Der Erfolg des Treffens übertraf meine kühnsten Erwartungen. Ich war ohne die Hoffnung hingegangen, wesentlich mehr tun zu können, als die deutsche Besorgnis zum Ausdruck zu bringen. Aber die Mängel des Entwurfs waren auch dem Unicode Consortium und ANSI aufgefallen, die einen ihrer besten Experten, Mitarbeiter von Sybase und Vizepräsident des Unicode Consortium, entsandt hatten. Auch Großbritannien hatte einen skeptischen Delegierten nominiert. In Zusammenarbeit gelang es binnen zweier Tage, einem unbrauchbaren Entwurf einen völlig neuen Ansatz zu geben. Die Syntax wurde völlig von POSIX abgekoppelt und im Standard selbst formal neu definiert. Im Entwurf enthaltene Programmschnittstellen / APIs wurden restlos eliminiert. Die Defaulttabelle wurde gleichfalls radikal entschlackt und um viele Fehler auch prinzipieller Art bereinigt. Gleichzeitig nahm auch das Unicode Consortium europäische Hinweise zu seinem Sortierentwurf ernst und modifizierte ihn entsprechend.
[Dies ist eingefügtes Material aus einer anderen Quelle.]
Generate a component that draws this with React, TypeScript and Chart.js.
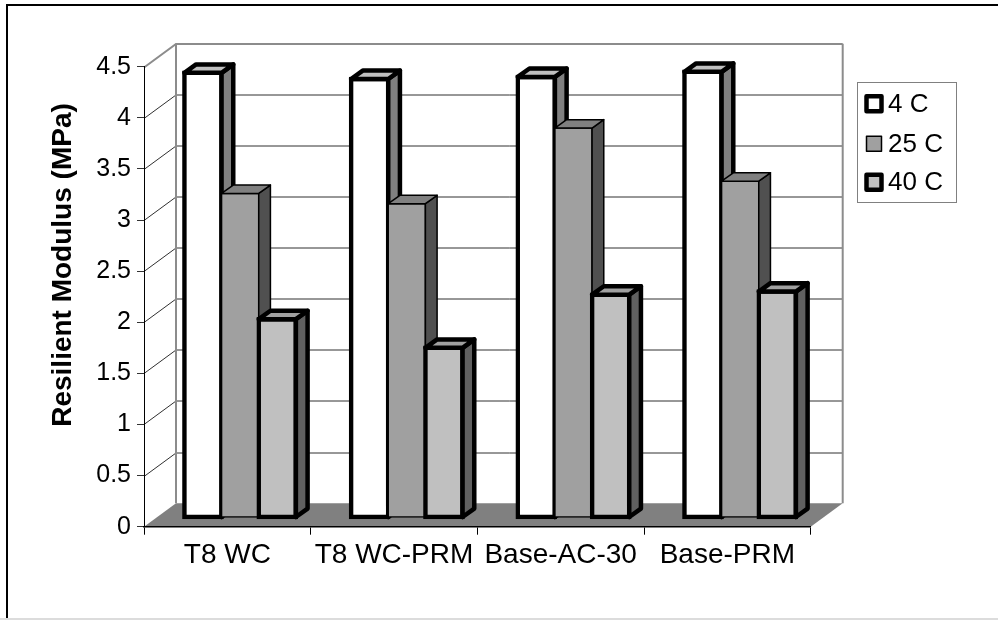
import React, { useEffect, useRef } from 'react';
import { Chart, registerables } from 'chart.js';

Chart.register(...registerables);

// ---------------- data ----------------
const categories = ['T8 WC', 'T8 WC-PRM', 'Base-AC-30', 'Base-PRM'];
const seriesNames = ['4 C', '25 C', '40 C'];
const values4C = [4.35, 4.29, 4.31, 4.36];
const values25C = [3.17, 3.07, 3.81, 3.29];
const values40C = [1.94, 1.66, 2.18, 2.21];
const yTicks = [0, 0.5, 1, 1.5, 2, 2.5, 3, 3.5, 4, 4.5];
const yTickLabels = ['0', '0.5', '1', '1.5', '2', '2.5', '3', '3.5', '4', '4.5'];
const yTitle = 'Resilient Modulus (MPa)';

// ---------------- styles ----------------
const FONT = '"Liberation Sans", Arial, Helvetica, sans-serif';
const frontColors = ['#FFFFFF', '#A0A0A0', '#C0C0C0'];
const topColors = ['#C0C0C0', '#808080', '#A0A0A0'];
const sideColors = ['#808080', '#505050', '#606060'];
const borderWidths = [4.5, 1.5, 4.5];

const WALL_DX = 32;
const WALL_DY = 23.5;
const BAR_SHIFT_X = 12.8;
const BAR_SHIFT_Y = 9.2;
const BAR_DX = 11.7;
const BAR_DY = 8.4;

const seriesValues = [values4C, values25C, values40C];

function drawFaces(ctx: CanvasRenderingContext2D, meta: any, i: number) {
  meta.data.forEach((el: any) => {
    const p = el.getProps(['x', 'y', 'base', 'width'], true);
    const L = p.x - p.width / 2;
    const R = p.x + p.width / 2;
    const T = Math.min(p.y, p.base);
    const B = Math.max(p.y, p.base);
    ctx.lineWidth = borderWidths[i];
    ctx.lineJoin = 'round';
    ctx.strokeStyle = '#000';
    // side face
    ctx.fillStyle = sideColors[i];
    ctx.beginPath();
    ctx.moveTo(R, T);
    ctx.lineTo(R + BAR_DX, T - BAR_DY);
    ctx.lineTo(R + BAR_DX, B - BAR_DY);
    ctx.lineTo(R, B);
    ctx.closePath();
    ctx.fill();
    ctx.stroke();
    // top face
    ctx.fillStyle = topColors[i];
    ctx.beginPath();
    ctx.moveTo(L, T);
    ctx.lineTo(L + BAR_DX, T - BAR_DY);
    ctx.lineTo(R + BAR_DX, T - BAR_DY);
    ctx.lineTo(R, T);
    ctx.closePath();
    ctx.fill();
    ctx.stroke();
  });
}

const threeDPlugin = {
  id: 'threeD',
  beforeDraw(chart: any) {
    const { ctx, chartArea: a, scales } = chart;
    const y = scales.y;
    ctx.save();
    ctx.fillStyle = '#FFFFFF';
    ctx.fillRect(0, 0, chart.width, chart.height);
    // outer frame
    ctx.fillStyle = '#000';
    ctx.fillRect(6, 4, chart.width - 6, 2);
    ctx.fillRect(6, 4, 2, chart.height - 4);
    ctx.fillStyle = '#DCDCDC';
    ctx.fillRect(0, chart.height - 2, chart.width, 2);

    const bl = a.left + WALL_DX;
    const br = a.right + WALL_DX;
    const y0 = y.getPixelForValue(0);
    const yMax = y.getPixelForValue(yTicks[yTicks.length - 1]);
    // floor
    ctx.fillStyle = '#808080';
    ctx.beginPath();
    ctx.moveTo(a.left, y0);
    ctx.lineTo(a.right, y0);
    ctx.lineTo(br, y0 - WALL_DY);
    ctx.lineTo(bl, y0 - WALL_DY);
    ctx.closePath();
    ctx.fill();
    // grid lines on walls
    yTicks.forEach((v, idx) => {
      if (v === 0) return;
      const isTop = idx === yTicks.length - 1;
      const py = Math.round(y.getPixelForValue(v)) + 0.5;
      ctx.strokeStyle = isTop ? '#8C8C8C' : '#303030';
      ctx.lineWidth = isTop ? 2 : 1;
      ctx.beginPath();
      ctx.moveTo(a.left, py);
      ctx.lineTo(bl, py - WALL_DY);
      ctx.lineTo(br, py - WALL_DY);
      ctx.stroke();
    });
    // wall vertical edges
    ctx.strokeStyle = '#8C8C8C';
    ctx.lineWidth = 2;
    ctx.beginPath();
    ctx.moveTo(bl, y0 - WALL_DY);
    ctx.lineTo(bl, yMax - WALL_DY + 0.5);
    ctx.moveTo(br, yMax - WALL_DY + 0.5);
    ctx.lineTo(br, y0 - WALL_DY);
    ctx.stroke();
    ctx.restore();
  },
  beforeDatasetsDraw(chart: any) {
    const ctx = chart.ctx;
    for (let i = 0; i < chart.data.datasets.length; i++) {
      const meta = chart.getDatasetMeta(i);
      ctx.save();
      ctx.translate(BAR_SHIFT_X, -BAR_SHIFT_Y);
      meta.controller.draw();
      drawFaces(ctx, meta, i);
      ctx.restore();
    }
    return false;
  },
  afterDraw(chart: any) {
    const ctx = chart.ctx;
    ctx.save();
    // axis title
    ctx.translate(63, 265);
    ctx.rotate(-Math.PI / 2);
    ctx.font = `bold 28px ${FONT}`;
    ctx.fillStyle = '#000';
    ctx.textAlign = 'center';
    ctx.textBaseline = 'middle';
    ctx.fillText(yTitle, 0, 0);
    ctx.restore();

    // legend
    ctx.save();
    ctx.strokeStyle = '#808080';
    ctx.lineWidth = 1;
    ctx.strokeRect(857.5, 82.5, 99, 120);
    const centers = [103.8, 143.8, 182.2];
    seriesNames.forEach((name, i) => {
      const cy = centers[i];
      const s = 15;
      ctx.fillStyle = frontColors[i];
      ctx.fillRect(874 - s / 2, cy - s / 2, s, s);
      ctx.strokeStyle = '#000';
      ctx.lineWidth = borderWidths[i];
      ctx.lineJoin = 'round';
      ctx.strokeRect(874 - s / 2, cy - s / 2, s, s);
      ctx.fillStyle = '#000';
      ctx.font = `26px ${FONT}`;
      ctx.textAlign = 'left';
      ctx.textBaseline = 'middle';
      ctx.fillText(name, 888, cy + 1);
    });
    ctx.restore();
  },
};

export default function App() {
  const ref = useRef<HTMLCanvasElement>(null);
  useEffect(() => {
    if (!ref.current) return;
    Chart.defaults.font.family = FONT;
    const chart = new Chart(ref.current, {
      type: 'bar',
      data: {
        labels: categories,
        datasets: seriesNames.map((name, i) => ({
          label: name,
          data: seriesValues[i],
          backgroundColor: frontColors[i],
          borderColor: '#000',
          borderWidth: borderWidths[i],
          borderSkipped: false,
          inflateAmount: borderWidths[i] / 2,
          categoryPercentage: 0.669,
          barPercentage: 1,
        })),
      },
      options: {
        responsive: false,
        animation: false,
        devicePixelRatio: 1,
        events: [],
        layout: { padding: { top: 66.7, right: 187.3, left: 0, bottom: 0 } },
        plugins: {
          legend: { display: false },
          tooltip: { enabled: false },
          title: { display: false },
        },
        scales: {
          x: {
            type: 'category',
            offset: true,
            grid: {
              offset: true,
              drawOnChartArea: false,
              drawTicks: true,
              tickLength: 8,
              color: '#000',
              lineWidth: 1,
            },
            border: { display: true, color: '#000', width: 1.5 },
            ticks: {
              color: '#000',
              font: { family: FONT, size: 28 },
              padding: 4,
              maxRotation: 0,
              autoSkip: false,
            },
            afterFit: (s: any) => {
              s.height = 93.3;
            },
          },
          y: {
            type: 'linear',
            min: 0,
            max: 4.5,
            afterBuildTicks: (s: any) => {
              s.ticks = yTicks.map((v) => ({ value: v }));
            },
            ticks: {
              color: '#000',
              font: { family: FONT, size: 25 },
              padding: 6,
              callback: (_v: any, index: number) => yTickLabels[index],
            },
            grid: {
              drawOnChartArea: false,
              drawTicks: true,
              tickLength: 7,
              color: '#333',
              lineWidth: 1,
            },
            border: { display: true, color: '#000', width: 1 },
            afterFit: (s: any) => {
              s.width = 144;
            },
          },
        },
      },
      plugins: [threeDPlugin],
    } as any);
    return () => chart.destroy();
  }, []);
  return (
    <div style={{ position: 'absolute', left: 0, top: 0, width: 998, height: 620 }}>
      <canvas ref={ref} width={998} height={620} style={{ display: 'block', width: 998, height: 620 }} />
    </div>
  );
}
Unter diesen Bedingungen erscheint es mir nun sehr vielversprechend, die europäischen Sortierregeln als Anwendung dieses Entwurfs aufzufassen. Solche Resultate kann man aber auch in der Zeit virtueller Realität nur zusammen um einen Tisch herum erarbeiten.
Handelsübliche Software auf diesem Gebiet erfüllt selbst heute noch nicht die grundlegendsten Anforderungen kulturell korrekter Suche. Zwar sind die meisten Suchmaschinen zu primitiven Vereinfachungen in der Lage und finden auch Hinweise auf Gothe, wenn man Göthe sucht, aber kaum ein mir bekanntes Produkt liefert auch Goethe. Spätestens wenn man in Bereiche kommt, wo mehrere Schriften eine Rolle spielen - z.B. Periklés (griech.) Perikles, Pericles oder Périclès -, müssen auch die letzten Systeme ihre Waffen strecken.
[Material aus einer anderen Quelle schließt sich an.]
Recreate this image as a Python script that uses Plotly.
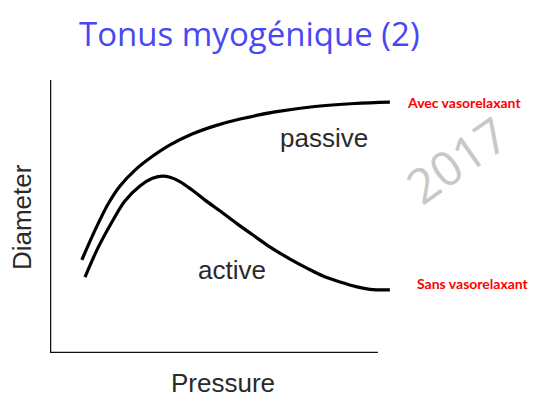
import plotly.graph_objects as go

# Data (arbitrary units)
passive_pressure = [9.1, 12.9, 16.6, 20.0, 24.3, 28.6, 34.3, 40.6, 47.1, 54.3, 64.3, 75.7, 87.1, 97.1]
passive_diameter = [34.1, 45.1, 54.6, 61.2, 67.0, 71.4, 76.2, 80.2, 83.2, 85.7, 88.3, 90.3, 91.4, 91.9]
active_pressure = [10.0, 13.7, 17.7, 21.4, 25.7, 29.1, 32.0, 34.3, 37.1, 40.6, 44.3, 48.6, 53.4, 58.0,
                   62.9, 68.6, 73.4, 78.0, 82.9, 87.7, 91.4, 97.1]
active_diameter = [27.8, 38.5, 48.0, 55.7, 61.2, 63.9, 64.8, 64.4, 62.8, 59.7, 56.0, 52.0, 47.4, 43.2,
                   38.8, 34.4, 31.1, 28.2, 26.0, 24.2, 23.3, 23.1]

fig = go.Figure()
fig.add_trace(go.Scatter(x=passive_pressure, y=passive_diameter, mode="lines",
                         line=dict(color="black", width=3.2, shape="spline", smoothing=1),
                         hoverinfo="skip"))
fig.add_trace(go.Scatter(x=active_pressure, y=active_diameter, mode="lines",
                         line=dict(color="black", width=3.2, shape="spline", smoothing=1),
                         hoverinfo="skip"))

# axis lines
fig.add_shape(type="line", xref="x", yref="y", x0=0, y0=0, x1=0, y1=100,
              line=dict(color="#111", width=2.5))
fig.add_shape(type="line", xref="x", yref="y", x0=0, y0=0, x1=93.7, y1=0,
              line=dict(color="#111", width=2.5))

C = dict(xanchor="center", yanchor="middle", showarrow=False)
lab = dict(family="Liberation Sans, Arial, sans-serif", size=26, color="#2a2a2a")
fig.add_annotation(x=78.3, y=78.8, text="passive", font=lab, **C)
fig.add_annotation(x=52, y=30.4, text="active", font=lab, **C)
fig.add_annotation(x=49.4, y=-0.11, yref="paper", text="Pressure", font=lab, **C)
fig.add_annotation(x=-0.08, y=0.498, xref="paper", yref="paper", text="Diameter",
                   textangle=-90, font=lab, **C)

red = dict(family="Lato, sans-serif", size=14, color="#ff0000")
fig.add_annotation(x=1.014, y=0.919, xref="paper", yref="paper", text="<b>Avec vasorelaxant</b>",
                   xanchor="left", yanchor="middle", showarrow=False, font=red)
fig.add_annotation(x=1.043, y=0.256, xref="paper", yref="paper", text="<b>Sans vasorelaxant</b>",
                   xanchor="left", yanchor="middle", showarrow=False, font=red)
fig.add_annotation(x=1.163, y=0.707, xref="paper", yref="paper", text="2017", textangle=-35,
                   font=dict(family="Open Sans, sans-serif", size=48, color="#c8c8c8"), **C)
fig.add_annotation(x=0.571, y=1.172, xref="paper", yref="paper", text="Tonus myogénique (2)",
                   font=dict(family="Open Sans, sans-serif", size=33, color="#4747f5"), **C)

fig.update_xaxes(range=[0, 100], visible=False)
fig.update_yaxes(range=[0, 100], visible=False)
fig.update_layout(width=543, height=392, margin=dict(l=42, r=151, t=72, b=47),
                  plot_bgcolor="white", paper_bgcolor="white", showlegend=False)
fig.write_html("out.html")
In einer Zeit, in der der Zugriff auf multilinguale Informationssammlungen täglich wichtiger wird, hat sich die Europäische Kommission entschlossen, eine Projektgruppe einzurichten, die sich zumindest einmal einen Überblick über die momentane Lage verschaffen soll. Natürlich wird man in dieser Gruppe nicht bei den hier angerissenen relativ primitiven Problemen stehenbleiben, sondern auch Felder wie multilinguale Thesauri, Lemmatisierung u. ä. angehen. In möglichen Folgeprojekten könnte man sich dann an die Erarbeitung von konkreten Lösungsstrategien machen.
Es liegt auf der Hand, daß das ZDV mit seiner Erfahrung auch an diesem Projekt interessiert ist und sich beworben hat. Wieder übertraf das Resultat die Erwartungen. Unter einer großen Bewerberzahl wurden wir als Projektmanager ausgewählt. Es ist hier meine Aufgabe, die verschiedenen Zielsetzungen zu koordinieren und für eine rasche Durchführung des Projekts zu sorgen, damit man diesem sich derart rasant entwickelnden Markt schnell Informationen zur Verfügung stellen kann.
Einerseits freut es uns natürlich, daß unsere Expertise auf europäischer Ebene durch die Projekte anerkannt wird. Andererseits konfrontiert es uns auch mit einer der Universität oft sehr fremden Welt, die von anderen, oft von der Industrie geprägten Denkweisen dominiert wird. Und es ist nie schlecht, wenn man sich neuen Fragen stellen muß.